The rapid development of FinTech brings challenges as well as opportunities, especially for regulators. In its Strategic Plan, the ECCB acknowledges its role in overseeing the adoption of these technologies and vows to strengthen its risk management framework, prioritising KYC, AML/CFT and cybersecurity. It is also looking to implement a pilot scheme to develop a digital EC dollar.
“The region had better get ready,” says the Governor. “There can be no economic transformation without technology. Our region has to leverage technology across all spheres of development. We can either be paralysed by fear and preside over our decline, or take a proactive approach, do our due diligence and embrace a new future. The ECCB has adopted the latter approach.”
Changing the culture
Before the ECCB can effect change in the region, it is looking inward to change its own culture. Like any institution, the bank is only as effective as its staff, and service excellence is a high priority for the Governor.

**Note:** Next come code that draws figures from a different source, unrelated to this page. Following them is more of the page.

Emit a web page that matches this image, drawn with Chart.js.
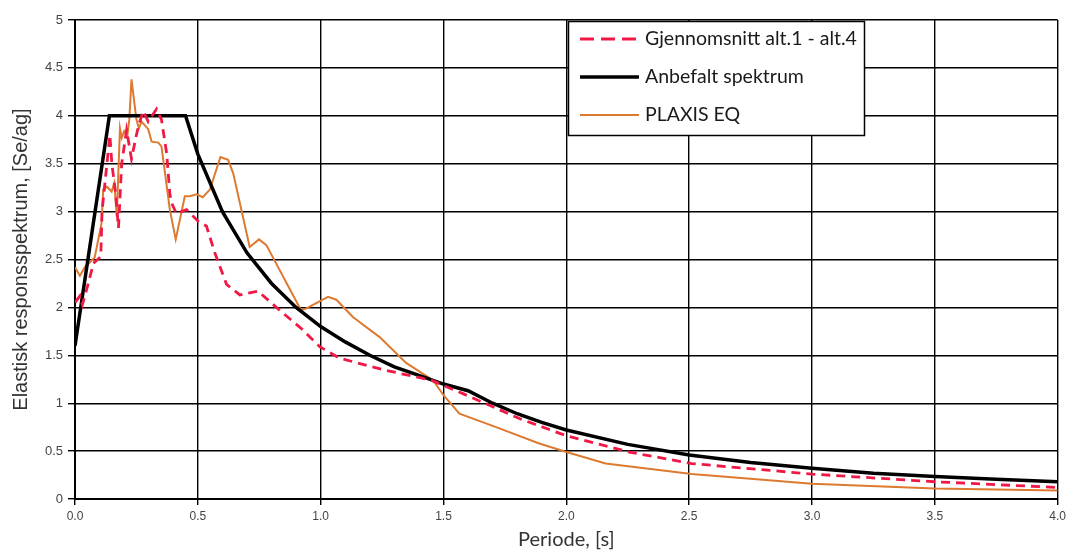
<!DOCTYPE html>
<html>
<head>
<meta charset="utf-8">
<script src="https://cdn.jsdelivr.net/npm/chart.js@4.4.1/dist/chart.umd.min.js"></script>
<style>
  html, body { margin: 0; padding: 0; background: #fff; }
  #wrap { width: 1070px; height: 552px; position: relative; }
</style>
</head>
<body>
<div id="wrap"><canvas id="myChart"></canvas></div>
<script>
// series labels
const seriesNames = ['Gjennomsnitt alt.1 - alt.4', 'Anbefalt spektrum', 'PLAXIS EQ'];

// Gjennomsnitt alt.1 - alt.4 (red dashed)
const periodAvg = [0, 0.02, 0.03, 0.054, 0.075, 0.105, 0.11, 0.142, 0.15, 0.165, 0.177, 0.19, 0.21, 0.23, 0.25, 0.26, 0.278, 0.298, 0.332, 0.352, 0.373, 0.386, 0.393, 0.413, 0.454, 0.501, 0.535, 0.569, 0.617, 0.671, 0.745, 0.833, 0.921, 0.996, 1.077, 1.253, 1.45, 1.579, 1.809, 2.0, 2.256, 2.51, 3.0, 3.5, 4.0];
const avgValues = [2.05, 2.12, 2.03, 2.25, 2.46, 2.53, 3.0, 3.8, 3.5, 3.2, 2.83, 3.5, 3.85, 3.55, 3.8, 3.91, 4.05, 3.94, 4.07, 3.96, 3.61, 3.19, 3.09, 2.98, 3.02, 2.9, 2.85, 2.57, 2.24, 2.13, 2.17, 1.97, 1.78, 1.59, 1.47, 1.35, 1.24, 1.1, 0.84, 0.66, 0.49, 0.37, 0.26, 0.18, 0.12];

// Anbefalt spektrum (black)
const periodRec = [0, 0.14, 0.45, 0.5, 0.6, 0.7, 0.8, 0.9, 1.0, 1.1, 1.2, 1.3, 1.4, 1.5, 1.6, 1.7, 1.8, 1.9, 2.0, 2.25, 2.5, 2.75, 3.0, 3.25, 3.5, 3.75, 4.0];
const recValues = [1.6, 4.0, 4.0, 3.6, 3.0, 2.57, 2.25, 2.0, 1.8, 1.64, 1.5, 1.38, 1.29, 1.2, 1.13, 1.0, 0.89, 0.8, 0.72, 0.57, 0.46, 0.38, 0.32, 0.27, 0.235, 0.205, 0.18];

// PLAXIS EQ (orange)
const periodPlaxis = [0, 0.02, 0.04, 0.08, 0.108, 0.115, 0.13, 0.149, 0.16, 0.17, 0.183, 0.19, 0.2, 0.213, 0.221, 0.23, 0.25, 0.26, 0.271, 0.298, 0.312, 0.339, 0.352, 0.386, 0.41, 0.447, 0.467, 0.495, 0.52, 0.549, 0.592, 0.623, 0.644, 0.711, 0.749, 0.779, 0.92, 0.942, 1.03, 1.064, 1.131, 1.24, 1.348, 1.457, 1.504, 1.565, 1.714, 1.89, 2.0, 2.16, 2.51, 3.0, 3.5, 4.0];
const plaxisValues = [2.42, 2.33, 2.42, 2.52, 2.88, 3.23, 3.26, 3.21, 3.3, 2.95, 3.87, 3.77, 3.84, 3.79, 3.96, 4.38, 3.96, 3.87, 3.94, 3.86, 3.73, 3.72, 3.68, 3.02, 2.71, 3.16, 3.16, 3.18, 3.15, 3.23, 3.57, 3.54, 3.4, 2.63, 2.71, 2.65, 1.97, 1.99, 2.11, 2.08, 1.9, 1.69, 1.42, 1.24, 1.07, 0.89, 0.75, 0.58, 0.49, 0.37, 0.26, 0.16, 0.11, 0.09];

// tick labels
const xTickLabels = ['0.0', '0.5', '1.0', '1.5', '2.0', '2.5', '3.0', '3.5', '4.0'];
const yTickLabels = ['0', '0.5', '1', '1.5', '2', '2.5', '3', '3.5', '4', '4.5', '5'];

function toPoints(xs, ys){
    var pts = [];
    for(let i=0; i<xs.length; i++){
        pts.push({x: xs[i], y: ys[i]});
    }
    return pts;
}

// legend drawn as a boxed panel inside the plot, like the original
const boxLegend = {
    id: 'boxLegend',
    afterDraw(chart){
        const ctx = chart.ctx;
        const left = 568.5, top = 21.5, w = 296, h = 114;
        ctx.save();
        ctx.fillStyle = '#fff';
        ctx.fillRect(left, top, w, h);
        ctx.strokeStyle = '#000';
        ctx.lineWidth = 1.5;
        ctx.strokeRect(left, top, w, h);
        const rows = [39, 77, 115];
        chart.data.datasets.forEach((ds, i) => {
            const y = rows[i];
            ctx.beginPath();
            ctx.strokeStyle = ds.borderColor;
            ctx.lineWidth = ds.borderWidth;
            ctx.setLineDash(ds.borderDash ? [14, 7] : []);
            ctx.moveTo(580, y);
            ctx.lineTo(639, y);
            ctx.stroke();
            ctx.setLineDash([]);
            ctx.fillStyle = '#1a1a1a';
            ctx.font = '19.5px Lato, "Open Sans", sans-serif';
            ctx.textBaseline = 'middle';
            ctx.fillText(ds.label, 645, y);
        });
        ctx.restore();
    }
};

const ctx = document.getElementById('myChart').getContext('2d');
window.myChart = new Chart(ctx, {
    type: 'scatter',
    data: {
        datasets: [{
            label: seriesNames[0],
            data: toPoints(periodAvg, avgValues),
            showLine: true,
            borderColor: '#f01844',
            borderWidth: 2.8,
            borderDash: [9, 6],
            pointRadius: 0,
            fill: false,
        }, {
            label: seriesNames[1],
            data: toPoints(periodRec, recValues),
            showLine: true,
            borderColor: '#000000',
            borderWidth: 3.5,
            pointRadius: 0,
            fill: false,
        }, {
            label: seriesNames[2],
            data: toPoints(periodPlaxis, plaxisValues),
            showLine: true,
            borderColor: '#dd7a30',
            borderWidth: 2,
            pointRadius: 0,
            fill: false,
        }]
    },
    options: {
        responsive: true,
        maintainAspectRatio: false,
        animation: false,
        layout: { padding: { left: 9, top: 20, right: 11, bottom: 0 } },
        plugins: {
            legend: { display: false },
            tooltip: { enabled: false },
        },
        scales: {
            x: {
                type: 'linear',
                min: 0, max: 4,
                ticks: {
                    stepSize: 0.5,
                    color: '#444',
                    font: { family: '"Liberation Sans", Arial, sans-serif', size: 12 },
                    padding: 4,
                    maxRotation: 0,
                    callback: (v, i) => xTickLabels[i],
                },
                grid: { color: '#000', lineWidth: 1.4, tickLength: 6, tickColor: '#000' },
                border: { color: '#000', width: 2 },
                title: {
                    display: true,
                    text: 'Periode, [s]',
                    color: '#333',
                    font: { family: 'Lato, "Open Sans", sans-serif', size: 20 },
                    padding: { top: 2, bottom: 0 },
                },
                afterFit: s => { s.height = 53; },
            },
            y: {
                min: 0, max: 5,
                ticks: {
                    stepSize: 0.5,
                    color: '#444',
                    font: { family: '"Liberation Sans", Arial, sans-serif', size: 13 },
                    padding: 5,
                    callback: (v, i) => yTickLabels[i],
                },
                grid: { color: '#000', lineWidth: 1.4, tickLength: 7, tickColor: '#000' },
                border: { color: '#000', width: 2 },
                title: {
                    display: true,
                    text: 'Elastisk responsspektrum, [Se/ag]',
                    color: '#333',
                    font: { family: '"Liberation Sans", Arial, sans-serif', size: 20 },
                    padding: { top: 0, bottom: 3 },
                },
                afterFit: s => { s.width = 66; },
            }
        }
    },
    plugins: [boxLegend]
});
</script>
</body>
</html>
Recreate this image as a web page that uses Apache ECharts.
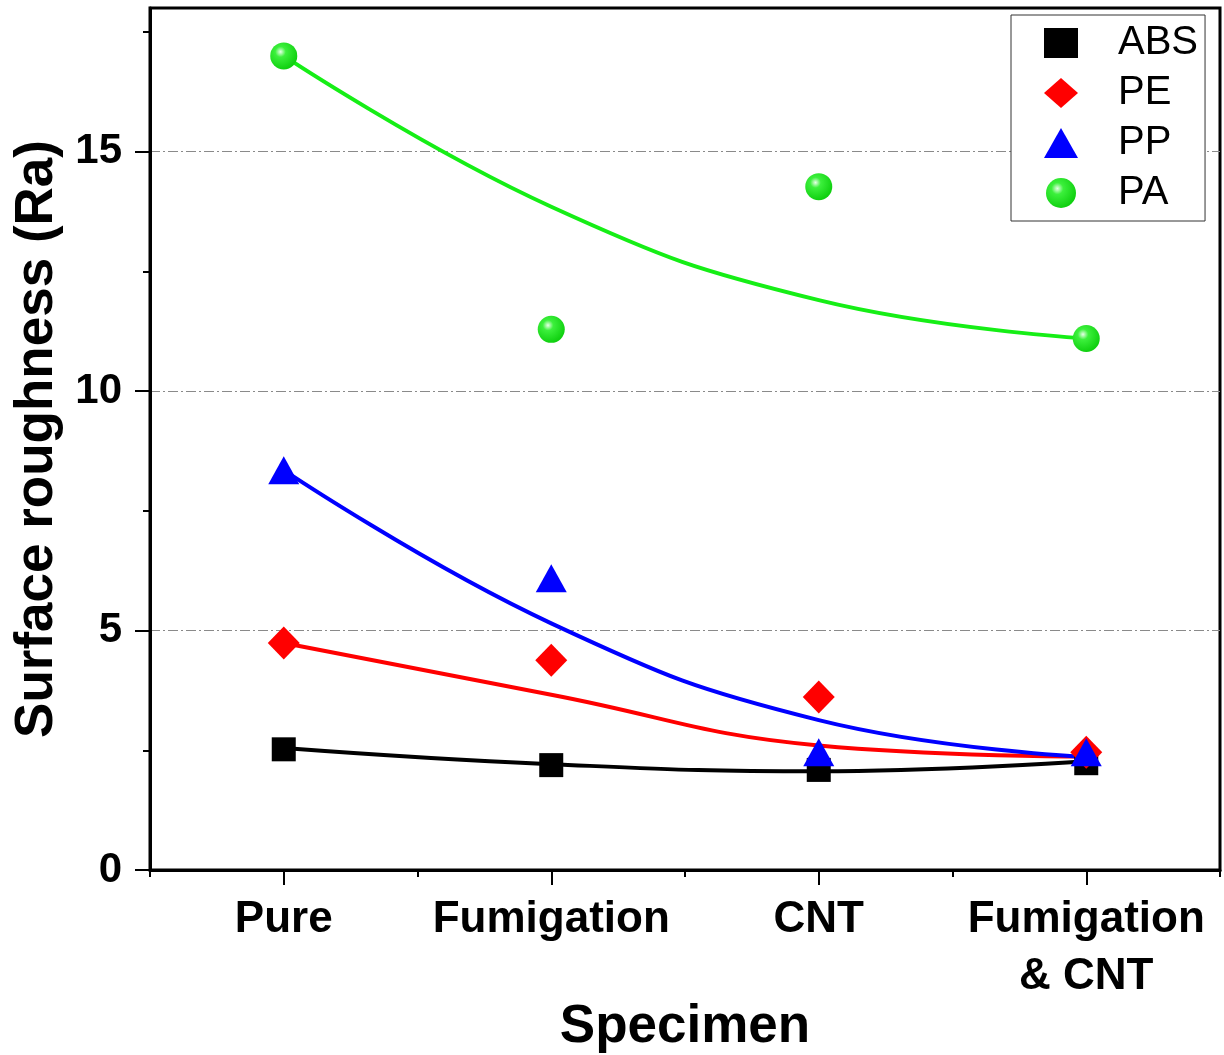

Professional development, training and stakeholder engagement are all part of the process going forward. “The ECCB must ensure it is fit for purpose in respect of its culture, technical excellence, service excellence and responsiveness,” says Antoine.
In drafting its Strategic Plan, the bank had to look several years into the future – not an easy task given the rapid pace of change globally. The Governor is unconcerned and says the plan was developed to be flexible, with the ability to make adjustments as necessary.”We will stay relevant by keeping a very watchful eye on the bank’s operating environment and by ongoing engagement with the people of the region and the leaders of the region.”
Antoine says the plan belongs to the 628,000 citizens of the ECCU. Every nation had a chance to contribute and each will see its interests reflected in the goals and objectives. “The bank exists to serve the people of the ECCU in various ways. The ultimate end is the development of the people of the region.”